To calculate this, we use the formula: \(V = W/Q\), where \(V\) is the potential difference in volts (V), \(W\) is the work done or energy transferred in joules (J), and \(Q\) is the charge in coulombs (C). This concept is crucial because it’s how we measure the energy that can be transferred by an electric current, and thus, it’s a central idea in understanding electric circuits and the flow of electricity.

If the potential difference is the 'effort' needed to move a charge, then electric potential is akin to the 'height' you've lifted the ball to on that hill. It is a point property – meaning it's a value that is specific to a particular location in an electric field, irrespective of the path taken to arrive there.

Electric potential at a point is defined as the electric potential energy that a unit positive charge would have at that point. It's like assessing the 'electric altitude' of a charge in an electric field landscape. We measure it in volts, which is equivalent to joules per coulomb (\(1 V = 1 J/C\)). The electric potential provides us an idea of how much potential energy a charge has due to its position in an electric field.

To give a comprehensive picture, imagine placing a charge in an electric field generated by a battery. The charge will have more potential energy at the positive end (high potential) than the negative end (low potential) because it would release energy if it moved towards the negative end – much like an object releasing gravitational energy as it rolls down a hill. The formula for electric potential due to a point charge is given by \(V = k \frac{Q}{r}\), where \(k\) is Coulomb's constant, \(Q\) is the point charge, and \(r\) is the distance from the charge to the point of interest.

A uniform electric field is the classroom ideal where every point in the field experiences the same magnitude and direction of force - much like a perfectly even playground slide, where the slope (and thus the speed you acquire going down) is the same all along its length. This simplicity allows us to describe the electric field with a single value throughout the space between two opposing, parallel metal plates, for instance.

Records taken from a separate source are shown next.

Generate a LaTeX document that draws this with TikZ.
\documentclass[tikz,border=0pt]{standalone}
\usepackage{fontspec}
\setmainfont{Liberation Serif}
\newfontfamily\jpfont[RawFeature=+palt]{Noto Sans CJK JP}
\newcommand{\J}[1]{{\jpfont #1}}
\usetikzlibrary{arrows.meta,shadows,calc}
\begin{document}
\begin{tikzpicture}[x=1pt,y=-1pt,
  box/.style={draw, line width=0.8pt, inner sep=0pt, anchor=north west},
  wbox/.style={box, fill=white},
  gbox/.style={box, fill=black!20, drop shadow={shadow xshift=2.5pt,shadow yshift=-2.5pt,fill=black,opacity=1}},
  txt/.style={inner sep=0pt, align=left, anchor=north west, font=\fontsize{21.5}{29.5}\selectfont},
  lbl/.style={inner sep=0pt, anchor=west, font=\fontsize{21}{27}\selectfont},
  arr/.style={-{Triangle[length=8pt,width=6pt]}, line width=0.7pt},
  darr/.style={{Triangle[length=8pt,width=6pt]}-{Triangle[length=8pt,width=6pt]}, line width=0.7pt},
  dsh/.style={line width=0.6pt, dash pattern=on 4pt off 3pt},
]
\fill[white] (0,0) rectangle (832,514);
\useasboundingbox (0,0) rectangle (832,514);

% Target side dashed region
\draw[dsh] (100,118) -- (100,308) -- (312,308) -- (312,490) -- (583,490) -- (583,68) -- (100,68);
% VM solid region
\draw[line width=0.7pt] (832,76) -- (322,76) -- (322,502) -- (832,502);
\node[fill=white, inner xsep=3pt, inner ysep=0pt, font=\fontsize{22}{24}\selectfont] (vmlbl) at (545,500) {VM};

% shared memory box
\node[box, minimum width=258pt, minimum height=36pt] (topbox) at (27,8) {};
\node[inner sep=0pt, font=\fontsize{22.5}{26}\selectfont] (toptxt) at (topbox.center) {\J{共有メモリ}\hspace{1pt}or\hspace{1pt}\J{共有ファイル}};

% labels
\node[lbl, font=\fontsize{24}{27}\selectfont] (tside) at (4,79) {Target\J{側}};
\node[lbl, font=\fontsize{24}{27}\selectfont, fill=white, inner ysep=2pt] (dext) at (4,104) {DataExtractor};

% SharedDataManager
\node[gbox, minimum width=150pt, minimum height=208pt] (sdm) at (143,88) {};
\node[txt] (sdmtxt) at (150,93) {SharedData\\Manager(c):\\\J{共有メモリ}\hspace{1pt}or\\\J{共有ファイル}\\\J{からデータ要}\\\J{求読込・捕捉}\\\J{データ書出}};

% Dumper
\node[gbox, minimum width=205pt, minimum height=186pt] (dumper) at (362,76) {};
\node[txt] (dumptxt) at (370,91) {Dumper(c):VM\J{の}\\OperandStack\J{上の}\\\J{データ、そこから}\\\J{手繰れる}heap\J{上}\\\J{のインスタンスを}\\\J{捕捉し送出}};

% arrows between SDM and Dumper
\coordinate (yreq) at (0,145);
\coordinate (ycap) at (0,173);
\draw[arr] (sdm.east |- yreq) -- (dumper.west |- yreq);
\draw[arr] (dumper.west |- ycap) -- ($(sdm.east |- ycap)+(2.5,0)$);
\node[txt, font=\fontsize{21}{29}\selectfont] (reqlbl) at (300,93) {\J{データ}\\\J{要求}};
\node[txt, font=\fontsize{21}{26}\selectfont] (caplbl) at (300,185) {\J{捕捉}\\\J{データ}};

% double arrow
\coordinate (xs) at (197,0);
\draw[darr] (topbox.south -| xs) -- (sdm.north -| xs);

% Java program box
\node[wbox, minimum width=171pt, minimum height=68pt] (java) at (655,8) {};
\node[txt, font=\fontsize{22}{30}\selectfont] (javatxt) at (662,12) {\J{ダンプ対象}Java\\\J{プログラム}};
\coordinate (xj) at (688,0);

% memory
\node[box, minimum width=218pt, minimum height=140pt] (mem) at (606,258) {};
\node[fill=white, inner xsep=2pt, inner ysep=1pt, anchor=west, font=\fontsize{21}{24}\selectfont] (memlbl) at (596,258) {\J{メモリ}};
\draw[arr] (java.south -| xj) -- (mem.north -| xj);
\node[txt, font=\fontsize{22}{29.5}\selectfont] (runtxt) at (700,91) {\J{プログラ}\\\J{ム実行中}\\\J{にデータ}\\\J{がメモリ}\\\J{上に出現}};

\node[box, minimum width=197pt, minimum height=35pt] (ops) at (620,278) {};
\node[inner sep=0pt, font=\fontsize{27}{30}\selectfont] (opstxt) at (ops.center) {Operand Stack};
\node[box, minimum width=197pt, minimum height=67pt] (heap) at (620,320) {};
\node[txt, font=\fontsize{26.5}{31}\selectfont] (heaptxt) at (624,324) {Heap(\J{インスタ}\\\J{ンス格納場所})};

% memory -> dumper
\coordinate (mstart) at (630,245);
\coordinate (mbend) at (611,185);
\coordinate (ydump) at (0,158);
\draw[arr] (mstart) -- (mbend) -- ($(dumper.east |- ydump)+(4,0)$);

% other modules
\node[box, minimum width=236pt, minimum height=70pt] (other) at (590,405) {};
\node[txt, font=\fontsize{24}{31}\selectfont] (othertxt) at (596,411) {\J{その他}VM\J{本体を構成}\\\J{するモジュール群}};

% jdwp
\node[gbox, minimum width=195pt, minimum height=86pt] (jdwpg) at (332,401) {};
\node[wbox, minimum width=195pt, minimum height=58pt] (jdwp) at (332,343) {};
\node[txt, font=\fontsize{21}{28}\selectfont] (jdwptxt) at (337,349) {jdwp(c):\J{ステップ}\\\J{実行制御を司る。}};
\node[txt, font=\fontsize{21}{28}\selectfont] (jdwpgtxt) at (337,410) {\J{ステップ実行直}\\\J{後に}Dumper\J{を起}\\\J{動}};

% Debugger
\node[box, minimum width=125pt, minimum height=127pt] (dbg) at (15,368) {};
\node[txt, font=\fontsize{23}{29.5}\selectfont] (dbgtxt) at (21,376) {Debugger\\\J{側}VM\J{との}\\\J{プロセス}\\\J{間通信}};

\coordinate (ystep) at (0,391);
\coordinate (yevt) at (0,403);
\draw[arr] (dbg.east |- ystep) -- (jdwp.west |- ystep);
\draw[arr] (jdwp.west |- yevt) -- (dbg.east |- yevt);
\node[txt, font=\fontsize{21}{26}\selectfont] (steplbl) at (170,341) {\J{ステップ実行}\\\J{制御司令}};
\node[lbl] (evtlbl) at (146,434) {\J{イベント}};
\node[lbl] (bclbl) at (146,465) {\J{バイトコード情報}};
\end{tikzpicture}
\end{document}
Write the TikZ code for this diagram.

In such a field, the strength of the electric field (\(E\)) is constant, which means a charge will experience the same potential drop per unit distance anywhere in the field. The relationship between the electric field strength and the potential difference is given by \(E = V/d\) where \(d\) is the separation between the plates. Here, if you know the potential difference and the distance between the plates, you can calculate the electric field strength, which indicates how strong the 'push' on a charge will be at any point in that field.

This is incredibly useful in simplifying calculations and understanding the basics of electric fields. Moreover, the direction of the field is always from the positively charged plate towards the negatively charged one, implying a uniform and predictable path for the force acting on charges within the field. Recall the ball analogy – in a uniform electric field, the 'slope' doesn't change, providing a constant rate of potential decrease along any path from the positive to the negative end.